Write the lines out again, from the top of the material to the line containing "61, 59.5, 58];", pictures excluded.

[RECORDED DATA]
□ □ □ □

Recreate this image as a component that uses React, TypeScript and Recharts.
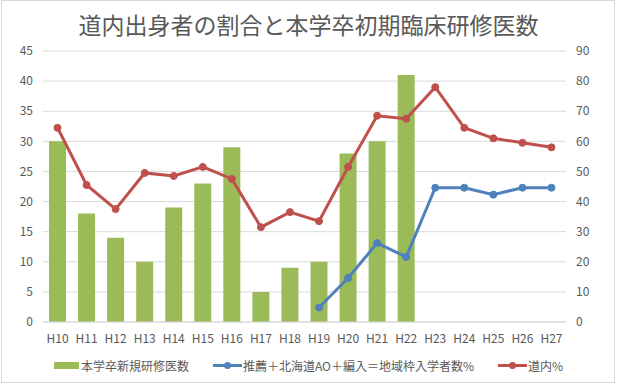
import React from 'react';
import { ComposedChart, Bar, Line, XAxis, YAxis, CartesianGrid, Legend } from 'recharts';

const categories = ['H10', 'H11', 'H12', 'H13', 'H14', 'H15', 'H16', 'H17', 'H18', 'H19', 'H20', 'H21', 'H22', 'H23', 'H24', 'H25', 'H26', 'H27'];
const residents = [30, 18, 14, 10, 19, 23, 29, 5, 9, 10, 28, 30, 41, null, null, null, null, null];
const regionalQuota = [null, null, null, null, null, null, null, null, null, 4.8, 14.6, 26.2, 21.6, 44.6, 44.6, 42.3, 44.6, 44.6];
const hokkaido = [64.5, 45.5, 37.5, 49.5, 48.5, 51.5, 47.5, 31.5, 36.5, 33.5, 51.5, 68.5, 67.5, 78, 64.5, 61, 59.5, 58];

const leftTicks = [0, 5, 10, 15, 20, 25, 30, 35, 40, 45];
const rightTicks = [0, 10, 20, 30, 40, 50, 60, 70, 80, 90];

const SERIES = [
  { key: 'residents', name: '本学卒新規研修医数', color: '#9bbb59', type: 'bar' },
  { key: 'regional', name: '推薦＋北海道AO＋編入＝地域枠入学者数%', color: '#4f81bd', type: 'line' },
  { key: 'hokkaido', name: '道内%', color: '#c0504d', type: 'line' },
];

const data = categories.map((c, i) => ({
  name: c,
  residents: residents[i],
  regional: regionalQuota[i],
  hokkaido: hokkaido[i],
}));

const FONT = '"Noto Sans CJK JP", "Noto Sans", sans-serif';
const TEXT = '#595959';
const GRID = '#d9d9d9';

const LegendContent = () => (
  <div style={{ display: 'flex', justifyContent: 'center', alignItems: 'center', height: 30, fontFamily: FONT, fontSize: 12, color: TEXT }}>
    {SERIES.map((s, i) => (
      <div key={s.key} style={{ display: 'flex', alignItems: 'center', marginLeft: i === 0 ? 0 : 24 }}>
        {s.type === 'bar' ? (
          <span style={{ display: 'inline-block', width: 25, height: 7, background: s.color, marginRight: 2 }} />
        ) : (
          <svg width={29} height={9} style={{ marginRight: 1 }}>
            <line x1={0} y1={4.5} x2={29} y2={4.5} stroke={s.color} strokeWidth={3} />
            <circle cx={14.5} cy={4.5} r={3.5} fill={s.color} />
          </svg>
        )}
        <span>{s.name}</span>
      </div>
    ))}
  </div>
);

const App = () => {
  return (
    <div style={{ position: 'absolute', left: 0, top: 0, width: 617, height: 386, background: '#fff', fontFamily: FONT }}>
      <div style={{ position: 'absolute', left: 1, top: 0, width: 614, height: 383, border: `1px solid ${GRID}`, boxSizing: 'border-box' }} />
      <div style={{ position: 'absolute', left: 0, top: 11, width: 617, textAlign: 'center', fontSize: 23, lineHeight: '26px', color: TEXT }}>
        道内出身者の割合と本学卒初期臨床研修医数
      </div>
      <ComposedChart width={617} height={386} data={data} margin={{ top: 51, right: 0, bottom: 0, left: 0 }}>
        <CartesianGrid yAxisId="left" vertical={false} stroke={GRID} />
        <XAxis
          dataKey="name"
          height={28}
          axisLine={{ stroke: GRID }}
          tickLine={false}
          tickMargin={6}
          tick={{ fontSize: 12, fill: TEXT }}
          interval={0}
        />
        <YAxis
          yAxisId="left"
          orientation="left"
          width={43}
          domain={[0, 45]}
          ticks={leftTicks}
          axisLine={false}
          tickLine={false}
          tickMargin={4}
          tick={{ fontSize: 12, fill: TEXT }}
        />
        <YAxis
          yAxisId="right"
          orientation="right"
          width={51}
          domain={[0, 90]}
          ticks={rightTicks}
          axisLine={false}
          tickLine={false}
          tickMargin={4}
          tick={{ fontSize: 12, fill: TEXT }}
        />
        <Bar yAxisId="left" dataKey="residents" name={SERIES[0].name} fill={SERIES[0].color} barSize={17} isAnimationActive={false} />
        <Line
          yAxisId="right"
          dataKey="regional"
          name={SERIES[1].name}
          stroke={SERIES[1].color}
          strokeWidth={3}
          dot={{ r: 3.5, fill: SERIES[1].color, stroke: SERIES[1].color, strokeWidth: 1 }}
          activeDot={false}
          isAnimationActive={false}
        />
        <Line
          yAxisId="right"
          dataKey="hokkaido"
          name={SERIES[2].name}
          stroke={SERIES[2].color}
          strokeWidth={3}
          dot={{ r: 3.5, fill: SERIES[2].color, stroke: SERIES[2].color, strokeWidth: 1 }}
          activeDot={false}
          isAnimationActive={false}
        />
        <Legend verticalAlign="bottom" height={36} content={LegendContent} />
      </ComposedChart>
    </div>
  );
};

export default App;
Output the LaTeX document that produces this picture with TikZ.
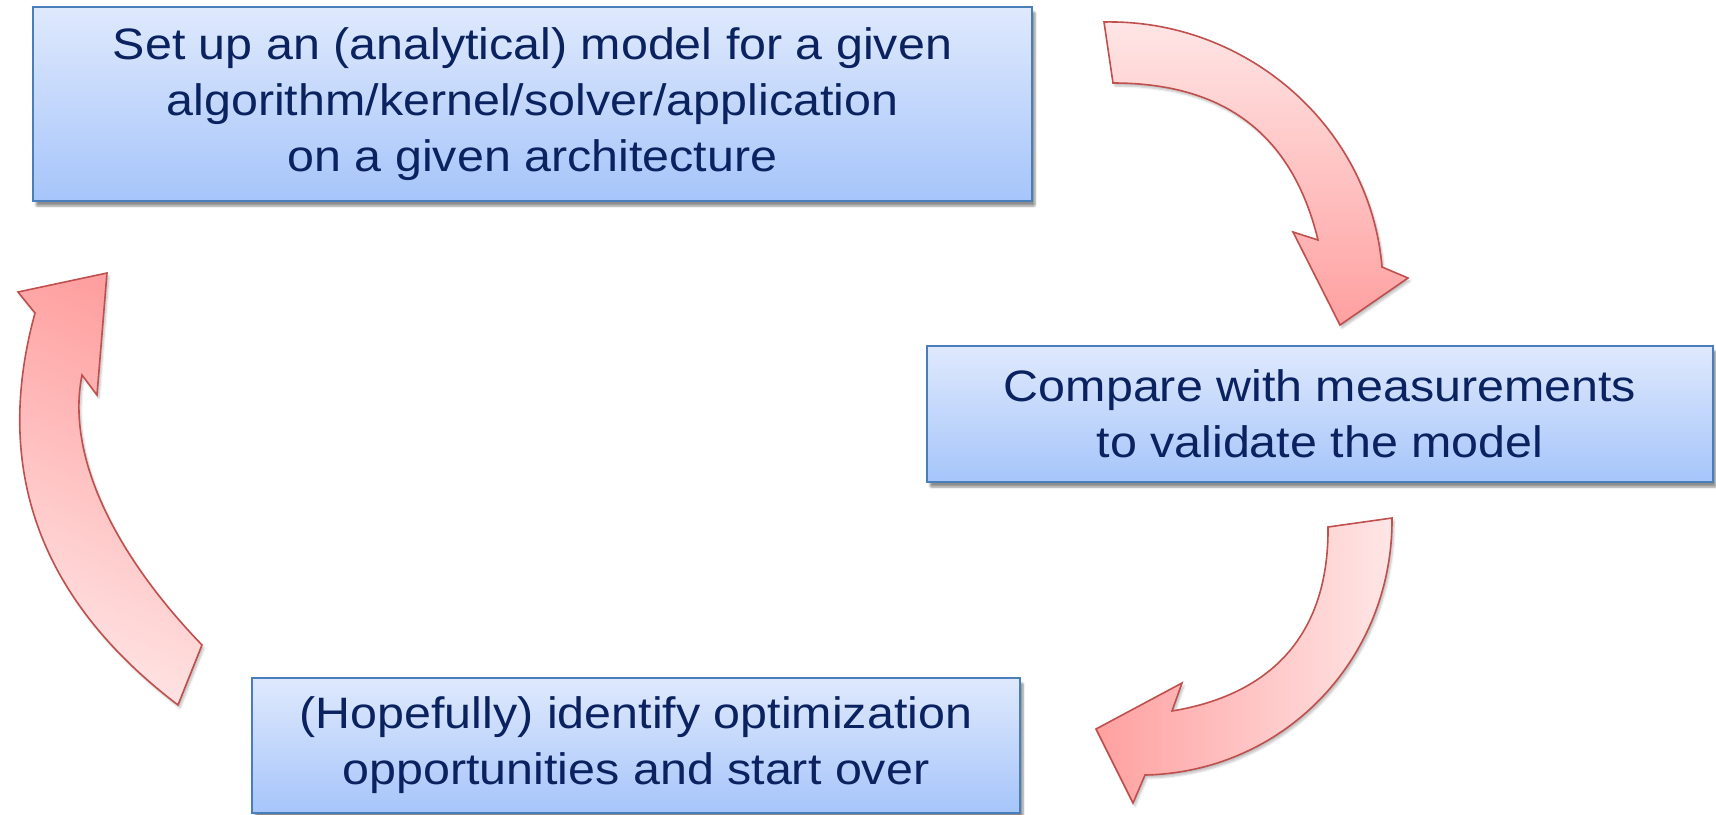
\documentclass[tikz,border=0pt]{standalone}
\usepackage{fontspec}
\setmainfont{Liberation Sans}[FakeStretch=1.1]
\usetikzlibrary{shadows.blur}
\definecolor{boxtop}{RGB}{223,233,253}
\definecolor{boxbot}{RGB}{166,197,250}
\definecolor{boxline}{RGB}{74,126,187}
\definecolor{txtblue}{RGB}{10,34,96}
\definecolor{arrlight}{RGB}{255,230,230}
\definecolor{arrdark}{RGB}{255,160,160}
\definecolor{arrline}{RGB}{192,80,77}
\tikzset{
  stepbox/.style={draw=boxline, line width=1.8pt, top color=boxtop, bottom color=boxbot,
    align=center, text=txtblue, font=\fontsize{44}{56}\selectfont, inner sep=0pt,
    blur shadow={shadow xshift=3pt, shadow yshift=-5pt, shadow blur steps=6, shadow blur extra rounding=1pt, shadow opacity=45}},
  bigarrow/.style={draw=arrline, line width=1.6pt, line join=miter,
    blur shadow={shadow xshift=2pt, shadow yshift=-3pt, shadow blur steps=5, shadow opacity=25}}
}
\begin{document}
\begin{tikzpicture}[x=1pt,y=-1pt]
\useasboundingbox (0,0) rectangle (1716,814);

\node[stepbox, minimum width=999pt, minimum height=194pt] (model) at (532.5,104)
  {Set up an (analytical) model for a given\\algorithm/kernel/solver/application\\on a given architecture};
\node[stepbox, minimum width=786pt, minimum height=136pt] (compare) at (1320,414)
  {Compare with measurements\\to validate the model};
\node[stepbox, minimum width=768pt, minimum height=135pt] (optim) at (636,745.5)
  {(Hopefully) identify optimization\\opportunities and start over};

% arrow 1: model -> compare
\path[bigarrow, top color=arrlight, bottom color=arrdark]
  (1104,22) .. controls (1246,19) and (1370,126) .. (1382,267)
  -- (1408,278) -- (1340,325) -- (1293,232) -- (1318,240)
  .. controls (1292,133) and (1223,83) .. (1113,83) -- cycle;

% arrow 2: compare -> optim
\path[bigarrow, left color=arrdark, right color=arrlight]
  (1328,527) -- (1392,518) .. controls (1393,658) and (1285,772) .. (1145,775)
  -- (1133,803) -- (1096,729) -- (1182,683) -- (1172,711)
  .. controls (1275,694) and (1329,631) .. (1328,527) -- cycle;

% arrow 3: optim -> model
\path[bigarrow, top color=arrdark, bottom color=arrlight, shading angle=-25]
  (178,705) .. controls (40,600) and (-8,470) .. (35,313)
  -- (18,292) -- (107,273) -- (97,395) -- (82,375)
  .. controls (65,460) and (120,560) .. (202,645) -- cycle;
\end{tikzpicture}
\end{document}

□ □ □ □

[EXERCISE ANSWER]
Recreate this image as a component that uses React, TypeScript and Recharts.
import React from 'react';
import { ComposedChart, Bar, Line, XAxis, YAxis, CartesianGrid, Legend } from 'recharts';

const categories = ['H10', 'H11', 'H12', 'H13', 'H14', 'H15', 'H16', 'H17', 'H18', 'H19', 'H20', 'H21', 'H22', 'H23', 'H24', 'H25', 'H26', 'H27'];
const residents = [30, 18, 14, 10, 19, 23, 29, 5, 9, 10, 28, 30, 41, null, null, null, null, null];
const regionalQuota = [null, null, null, null, null, null, null, null, null, 4.8, 14.6, 26.2, 21.6, 44.6, 44.6, 42.3, 44.6, 44.6];
const hokkaido = [64.5, 45.5, 37.5, 49.5, 48.5, 51.5, 47.5, 31.5, 36.5, 33.5, 51.5, 68.5, 67.5, 78, 64.5, 61, 59.5, 58];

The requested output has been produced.